BEGIN WORKING DATA

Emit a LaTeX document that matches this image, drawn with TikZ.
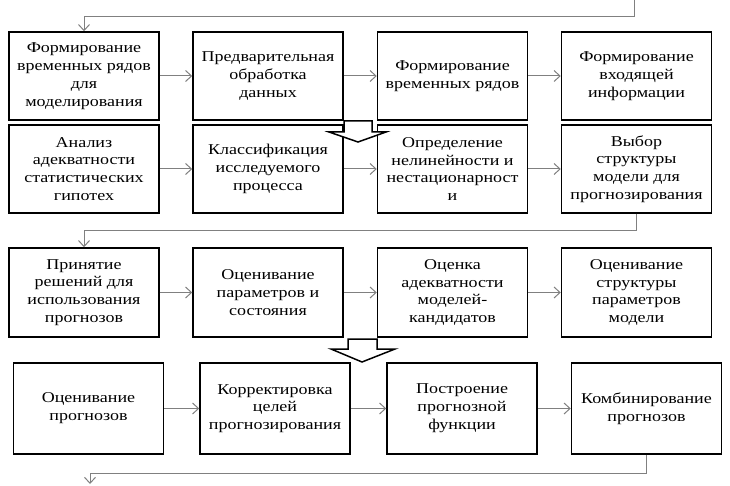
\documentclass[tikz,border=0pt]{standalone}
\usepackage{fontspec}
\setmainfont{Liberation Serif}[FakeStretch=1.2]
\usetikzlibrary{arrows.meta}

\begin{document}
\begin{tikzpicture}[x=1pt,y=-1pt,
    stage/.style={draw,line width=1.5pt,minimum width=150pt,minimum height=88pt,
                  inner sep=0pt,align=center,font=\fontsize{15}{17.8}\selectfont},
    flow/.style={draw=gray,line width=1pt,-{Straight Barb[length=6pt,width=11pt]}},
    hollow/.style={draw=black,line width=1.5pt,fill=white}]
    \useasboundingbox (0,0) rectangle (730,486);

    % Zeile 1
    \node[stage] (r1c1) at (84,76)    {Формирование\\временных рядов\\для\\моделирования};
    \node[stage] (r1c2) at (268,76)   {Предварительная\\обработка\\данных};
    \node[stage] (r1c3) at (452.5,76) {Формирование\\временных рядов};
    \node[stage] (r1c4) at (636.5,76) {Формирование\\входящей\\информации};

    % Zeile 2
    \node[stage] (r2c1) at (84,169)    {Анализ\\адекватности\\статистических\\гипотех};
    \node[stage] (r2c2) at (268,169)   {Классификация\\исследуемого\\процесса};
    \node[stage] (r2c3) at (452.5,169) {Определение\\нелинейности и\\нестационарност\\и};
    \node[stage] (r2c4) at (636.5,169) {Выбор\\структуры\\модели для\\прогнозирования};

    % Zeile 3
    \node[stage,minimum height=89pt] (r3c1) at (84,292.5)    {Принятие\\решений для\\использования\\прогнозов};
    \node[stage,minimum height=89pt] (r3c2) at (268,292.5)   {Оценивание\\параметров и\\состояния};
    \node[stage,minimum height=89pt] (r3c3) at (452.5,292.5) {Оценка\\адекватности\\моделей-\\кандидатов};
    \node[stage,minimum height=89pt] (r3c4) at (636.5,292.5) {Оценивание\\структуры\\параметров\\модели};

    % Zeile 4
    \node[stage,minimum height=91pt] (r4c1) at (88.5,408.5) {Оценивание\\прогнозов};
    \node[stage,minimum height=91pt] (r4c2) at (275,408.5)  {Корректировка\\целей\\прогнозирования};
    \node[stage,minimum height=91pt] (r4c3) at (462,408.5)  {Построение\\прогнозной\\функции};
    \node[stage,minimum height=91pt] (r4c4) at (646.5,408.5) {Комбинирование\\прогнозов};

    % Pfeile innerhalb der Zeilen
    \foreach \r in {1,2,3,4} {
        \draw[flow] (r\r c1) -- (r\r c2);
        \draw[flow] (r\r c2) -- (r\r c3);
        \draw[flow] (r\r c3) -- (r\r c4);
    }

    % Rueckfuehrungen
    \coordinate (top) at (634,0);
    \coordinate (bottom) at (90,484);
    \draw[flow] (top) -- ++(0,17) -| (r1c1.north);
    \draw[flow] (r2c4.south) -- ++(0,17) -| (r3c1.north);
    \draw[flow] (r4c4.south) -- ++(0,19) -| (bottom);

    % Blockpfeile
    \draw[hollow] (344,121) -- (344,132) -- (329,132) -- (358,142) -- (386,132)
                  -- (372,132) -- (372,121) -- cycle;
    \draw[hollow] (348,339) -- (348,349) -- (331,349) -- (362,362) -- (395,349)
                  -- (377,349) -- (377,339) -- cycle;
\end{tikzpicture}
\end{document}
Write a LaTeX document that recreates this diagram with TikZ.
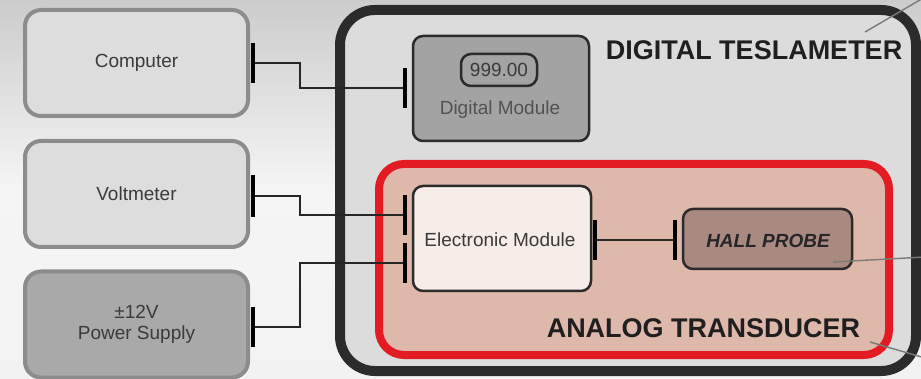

END WORKING DATA

Leave the pictures out and reproduce exactly the lines from the top of the listing above through the line with "(0,0) rectangle (730,486);".

== ANSWER FOR THE TASK ==
Emit a LaTeX document that matches this image, drawn with TikZ.
\documentclass[tikz,border=0pt]{standalone}
\usepackage{fontspec}
\setmainfont{Liberation Serif}[FakeStretch=1.2]
\usetikzlibrary{arrows.meta}

\begin{document}
\begin{tikzpicture}[x=1pt,y=-1pt,
    stage/.style={draw,line width=1.5pt,minimum width=150pt,minimum height=88pt,
                  inner sep=0pt,align=center,font=\fontsize{15}{17.8}\selectfont},
    flow/.style={draw=gray,line width=1pt,-{Straight Barb[length=6pt,width=11pt]}},
    hollow/.style={draw=black,line width=1.5pt,fill=white}]
    \useasboundingbox (0,0) rectangle (730,486);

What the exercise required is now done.